━━ EXERCISE INPUTS
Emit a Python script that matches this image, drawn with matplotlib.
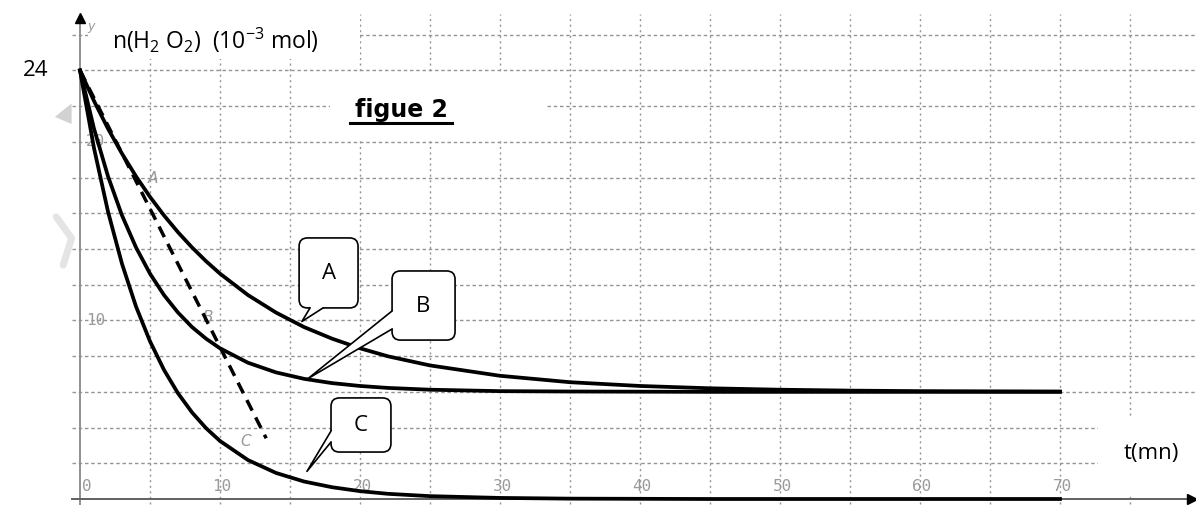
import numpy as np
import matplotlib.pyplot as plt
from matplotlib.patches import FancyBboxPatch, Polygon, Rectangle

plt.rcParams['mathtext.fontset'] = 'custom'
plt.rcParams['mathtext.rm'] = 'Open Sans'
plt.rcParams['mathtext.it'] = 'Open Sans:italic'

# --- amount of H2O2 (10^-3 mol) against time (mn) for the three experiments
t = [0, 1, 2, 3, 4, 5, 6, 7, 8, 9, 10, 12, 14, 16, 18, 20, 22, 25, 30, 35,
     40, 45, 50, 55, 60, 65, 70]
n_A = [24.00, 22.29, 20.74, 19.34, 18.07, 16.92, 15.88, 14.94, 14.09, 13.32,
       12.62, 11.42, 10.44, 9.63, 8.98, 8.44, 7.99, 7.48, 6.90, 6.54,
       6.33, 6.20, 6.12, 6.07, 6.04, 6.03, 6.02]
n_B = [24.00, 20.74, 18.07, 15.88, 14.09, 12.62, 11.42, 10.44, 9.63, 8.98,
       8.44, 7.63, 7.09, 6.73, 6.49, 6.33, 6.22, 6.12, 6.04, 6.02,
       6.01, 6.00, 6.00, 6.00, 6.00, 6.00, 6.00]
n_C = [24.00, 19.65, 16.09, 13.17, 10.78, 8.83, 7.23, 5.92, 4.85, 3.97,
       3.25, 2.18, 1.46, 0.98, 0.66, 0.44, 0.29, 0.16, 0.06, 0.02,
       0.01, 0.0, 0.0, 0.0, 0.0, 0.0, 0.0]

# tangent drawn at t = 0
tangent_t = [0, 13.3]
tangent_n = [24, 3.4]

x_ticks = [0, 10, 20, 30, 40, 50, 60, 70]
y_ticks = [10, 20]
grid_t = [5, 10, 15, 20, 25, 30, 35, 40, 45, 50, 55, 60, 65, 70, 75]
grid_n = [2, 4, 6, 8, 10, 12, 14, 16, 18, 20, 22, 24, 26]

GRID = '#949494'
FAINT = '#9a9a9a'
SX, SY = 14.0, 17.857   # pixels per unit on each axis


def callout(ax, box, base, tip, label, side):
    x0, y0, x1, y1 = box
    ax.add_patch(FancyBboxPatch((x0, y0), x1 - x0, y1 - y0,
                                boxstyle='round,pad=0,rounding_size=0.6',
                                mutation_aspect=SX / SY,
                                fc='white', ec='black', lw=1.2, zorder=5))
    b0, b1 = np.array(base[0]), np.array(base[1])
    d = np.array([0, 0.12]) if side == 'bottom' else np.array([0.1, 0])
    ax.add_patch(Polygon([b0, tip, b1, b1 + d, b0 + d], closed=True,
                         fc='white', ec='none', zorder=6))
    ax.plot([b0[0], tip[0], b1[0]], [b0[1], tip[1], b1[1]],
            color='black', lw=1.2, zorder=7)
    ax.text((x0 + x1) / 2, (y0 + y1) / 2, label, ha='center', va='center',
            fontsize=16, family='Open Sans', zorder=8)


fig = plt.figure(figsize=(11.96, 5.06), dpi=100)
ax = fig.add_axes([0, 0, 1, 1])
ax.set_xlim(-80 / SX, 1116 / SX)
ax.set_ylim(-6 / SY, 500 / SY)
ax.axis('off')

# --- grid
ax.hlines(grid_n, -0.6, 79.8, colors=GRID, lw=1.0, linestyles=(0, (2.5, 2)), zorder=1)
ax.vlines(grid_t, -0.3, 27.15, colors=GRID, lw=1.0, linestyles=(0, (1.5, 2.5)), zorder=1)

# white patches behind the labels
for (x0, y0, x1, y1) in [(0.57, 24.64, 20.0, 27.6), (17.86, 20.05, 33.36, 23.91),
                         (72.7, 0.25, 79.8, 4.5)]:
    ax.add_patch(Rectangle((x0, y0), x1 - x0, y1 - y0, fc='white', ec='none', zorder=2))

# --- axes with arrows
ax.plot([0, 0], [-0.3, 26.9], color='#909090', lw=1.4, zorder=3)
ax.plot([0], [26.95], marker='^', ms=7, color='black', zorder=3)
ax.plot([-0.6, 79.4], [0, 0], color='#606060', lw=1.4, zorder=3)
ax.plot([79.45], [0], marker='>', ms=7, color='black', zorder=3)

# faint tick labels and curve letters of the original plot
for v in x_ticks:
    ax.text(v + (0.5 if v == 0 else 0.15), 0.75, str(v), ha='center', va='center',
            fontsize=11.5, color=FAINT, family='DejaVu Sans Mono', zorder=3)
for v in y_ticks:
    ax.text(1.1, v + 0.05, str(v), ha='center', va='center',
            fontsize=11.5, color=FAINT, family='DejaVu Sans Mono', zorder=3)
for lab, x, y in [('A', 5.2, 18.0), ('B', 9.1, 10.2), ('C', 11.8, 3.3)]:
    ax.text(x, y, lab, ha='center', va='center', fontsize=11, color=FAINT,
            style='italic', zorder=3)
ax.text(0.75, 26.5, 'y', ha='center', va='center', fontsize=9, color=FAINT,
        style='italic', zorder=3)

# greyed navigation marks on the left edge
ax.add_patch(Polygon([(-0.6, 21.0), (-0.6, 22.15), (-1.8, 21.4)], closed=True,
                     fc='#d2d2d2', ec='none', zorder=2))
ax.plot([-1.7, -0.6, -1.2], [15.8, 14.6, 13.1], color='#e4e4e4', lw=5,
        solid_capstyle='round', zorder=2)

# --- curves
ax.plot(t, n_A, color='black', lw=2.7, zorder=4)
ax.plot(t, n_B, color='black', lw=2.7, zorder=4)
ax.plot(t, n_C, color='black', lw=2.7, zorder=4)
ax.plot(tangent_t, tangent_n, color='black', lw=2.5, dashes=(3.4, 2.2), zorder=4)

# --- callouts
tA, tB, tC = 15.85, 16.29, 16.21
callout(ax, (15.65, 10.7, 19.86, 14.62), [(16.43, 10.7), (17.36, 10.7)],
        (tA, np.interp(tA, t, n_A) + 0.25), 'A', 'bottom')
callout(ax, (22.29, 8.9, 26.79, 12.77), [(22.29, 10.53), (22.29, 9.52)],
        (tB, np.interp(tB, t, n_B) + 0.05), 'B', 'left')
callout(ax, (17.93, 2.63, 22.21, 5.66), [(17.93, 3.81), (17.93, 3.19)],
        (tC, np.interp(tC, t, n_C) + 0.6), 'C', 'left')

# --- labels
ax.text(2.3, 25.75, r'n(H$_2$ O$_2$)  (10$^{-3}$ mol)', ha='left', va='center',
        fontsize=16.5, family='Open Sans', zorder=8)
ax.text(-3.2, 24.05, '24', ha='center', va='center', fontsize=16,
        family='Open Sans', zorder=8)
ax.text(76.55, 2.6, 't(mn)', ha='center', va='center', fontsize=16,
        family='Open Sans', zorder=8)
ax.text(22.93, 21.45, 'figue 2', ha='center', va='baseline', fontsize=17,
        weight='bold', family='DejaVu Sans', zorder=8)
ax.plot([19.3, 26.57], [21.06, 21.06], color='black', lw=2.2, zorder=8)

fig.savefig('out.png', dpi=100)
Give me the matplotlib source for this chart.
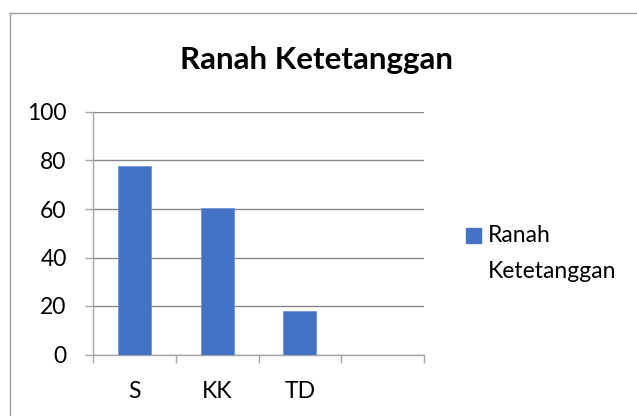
━━━━
▶ [YOUR TASK] Pictures are not part of the copy; reproduce everything else in the records exactly.

▶ [RESULT]
Emit a Python script that matches this image, drawn with matplotlib.
import numpy as np
import matplotlib.pyplot as plt
from matplotlib.patches import FancyBboxPatch, Polygon, Rectangle

plt.rcParams['mathtext.fontset'] = 'custom'
plt.rcParams['mathtext.rm'] = 'Open Sans'
plt.rcParams['mathtext.it'] = 'Open Sans:italic'

# --- amount of H2O2 (10^-3 mol) against time (mn) for the three experiments
t = [0, 1, 2, 3, 4, 5, 6, 7, 8, 9, 10, 12, 14, 16, 18, 20, 22, 25, 30, 35,
     40, 45, 50, 55, 60, 65, 70]
n_A = [24.00, 22.29, 20.74, 19.34, 18.07, 16.92, 15.88, 14.94, 14.09, 13.32,
       12.62, 11.42, 10.44, 9.63, 8.98, 8.44, 7.99, 7.48, 6.90, 6.54,
       6.33, 6.20, 6.12, 6.07, 6.04, 6.03, 6.02]
n_B = [24.00, 20.74, 18.07, 15.88, 14.09, 12.62, 11.42, 10.44, 9.63, 8.98,
       8.44, 7.63, 7.09, 6.73, 6.49, 6.33, 6.22, 6.12, 6.04, 6.02,
       6.01, 6.00, 6.00, 6.00, 6.00, 6.00, 6.00]
n_C = [24.00, 19.65, 16.09, 13.17, 10.78, 8.83, 7.23, 5.92, 4.85, 3.97,
       3.25, 2.18, 1.46, 0.98, 0.66, 0.44, 0.29, 0.16, 0.06, 0.02,
       0.01, 0.0, 0.0, 0.0, 0.0, 0.0, 0.0]

# tangent drawn at t = 0
tangent_t = [0, 13.3]
tangent_n = [24, 3.4]

x_ticks = [0, 10, 20, 30, 40, 50, 60, 70]
y_ticks = [10, 20]
grid_t = [5, 10, 15, 20, 25, 30, 35, 40, 45, 50, 55, 60, 65, 70, 75]
grid_n = [2, 4, 6, 8, 10, 12, 14, 16, 18, 20, 22, 24, 26]

GRID = '#949494'
FAINT = '#9a9a9a'
SX, SY = 14.0, 17.857   # pixels per unit on each axis


def callout(ax, box, base, tip, label, side):
    x0, y0, x1, y1 = box
    ax.add_patch(FancyBboxPatch((x0, y0), x1 - x0, y1 - y0,
                                boxstyle='round,pad=0,rounding_size=0.6',
                                mutation_aspect=SX / SY,
                                fc='white', ec='black', lw=1.2, zorder=5))
    b0, b1 = np.array(base[0]), np.array(base[1])
    d = np.array([0, 0.12]) if side == 'bottom' else np.array([0.1, 0])
    ax.add_patch(Polygon([b0, tip, b1, b1 + d, b0 + d], closed=True,
                         fc='white', ec='none', zorder=6))
    ax.plot([b0[0], tip[0], b1[0]], [b0[1], tip[1], b1[1]],
            color='black', lw=1.2, zorder=7)
    ax.text((x0 + x1) / 2, (y0 + y1) / 2, label, ha='center', va='center',
            fontsize=16, family='Open Sans', zorder=8)


fig = plt.figure(figsize=(11.96, 5.06), dpi=100)
ax = fig.add_axes([0, 0, 1, 1])
ax.set_xlim(-80 / SX, 1116 / SX)
ax.set_ylim(-6 / SY, 500 / SY)
ax.axis('off')

# --- grid
ax.hlines(grid_n, -0.6, 79.8, colors=GRID, lw=1.0, linestyles=(0, (2.5, 2)), zorder=1)
ax.vlines(grid_t, -0.3, 27.15, colors=GRID, lw=1.0, linestyles=(0, (1.5, 2.5)), zorder=1)

# white patches behind the labels
for (x0, y0, x1, y1) in [(0.57, 24.64, 20.0, 27.6), (17.86, 20.05, 33.36, 23.91),
                         (72.7, 0.25, 79.8, 4.5)]:
    ax.add_patch(Rectangle((x0, y0), x1 - x0, y1 - y0, fc='white', ec='none', zorder=2))

# --- axes with arrows
ax.plot([0, 0], [-0.3, 26.9], color='#909090', lw=1.4, zorder=3)
ax.plot([0], [26.95], marker='^', ms=7, color='black', zorder=3)
ax.plot([-0.6, 79.4], [0, 0], color='#606060', lw=1.4, zorder=3)
ax.plot([79.45], [0], marker='>', ms=7, color='black', zorder=3)

# faint tick labels and curve letters of the original plot
for v in x_ticks:
    ax.text(v + (0.5 if v == 0 else 0.15), 0.75, str(v), ha='center', va='center',
            fontsize=11.5, color=FAINT, family='DejaVu Sans Mono', zorder=3)
for v in y_ticks:
    ax.text(1.1, v + 0.05, str(v), ha='center', va='center',
            fontsize=11.5, color=FAINT, family='DejaVu Sans Mono', zorder=3)
for lab, x, y in [('A', 5.2, 18.0), ('B', 9.1, 10.2), ('C', 11.8, 3.3)]:
    ax.text(x, y, lab, ha='center', va='center', fontsize=11, color=FAINT,
            style='italic', zorder=3)
ax.text(0.75, 26.5, 'y', ha='center', va='center', fontsize=9, color=FAINT,
        style='italic', zorder=3)

# greyed navigation marks on the left edge
ax.add_patch(Polygon([(-0.6, 21.0), (-0.6, 22.15), (-1.8, 21.4)], closed=True,
                     fc='#d2d2d2', ec='none', zorder=2))
ax.plot([-1.7, -0.6, -1.2], [15.8, 14.6, 13.1], color='#e4e4e4', lw=5,
        solid_capstyle='round', zorder=2)

# --- curves
ax.plot(t, n_A, color='black', lw=2.7, zorder=4)
ax.plot(t, n_B, color='black', lw=2.7, zorder=4)
ax.plot(t, n_C, color='black', lw=2.7, zorder=4)
ax.plot(tangent_t, tangent_n, color='black', lw=2.5, dashes=(3.4, 2.2), zorder=4)

# --- callouts
tA, tB, tC = 15.85, 16.29, 16.21
callout(ax, (15.65, 10.7, 19.86, 14.62), [(16.43, 10.7), (17.36, 10.7)],
        (tA, np.interp(tA, t, n_A) + 0.25), 'A', 'bottom')
callout(ax, (22.29, 8.9, 26.79, 12.77), [(22.29, 10.53), (22.29, 9.52)],
        (tB, np.interp(tB, t, n_B) + 0.05), 'B', 'left')
callout(ax, (17.93, 2.63, 22.21, 5.66), [(17.93, 3.81), (17.93, 3.19)],
        (tC, np.interp(tC, t, n_C) + 0.6), 'C', 'left')

# --- labels
ax.text(2.3, 25.75, r'n(H$_2$ O$_2$)  (10$^{-3}$ mol)', ha='left', va='center',
        fontsize=16.5, family='Open Sans', zorder=8)
ax.text(-3.2, 24.05, '24', ha='center', va='center', fontsize=16,
        family='Open Sans', zorder=8)
ax.text(76.55, 2.6, 't(mn)', ha='center', va='center', fontsize=16,
        family='Open Sans', zorder=8)
ax.text(22.93, 21.45, 'figue 2', ha='center', va='baseline', fontsize=17,
        weight='bold', family='DejaVu Sans', zorder=8)
ax.plot([19.3, 26.57], [21.06, 21.06], color='black', lw=2.2, zorder=8)

fig.savefig('out.png', dpi=100)
Give me the matplotlib source for this chart.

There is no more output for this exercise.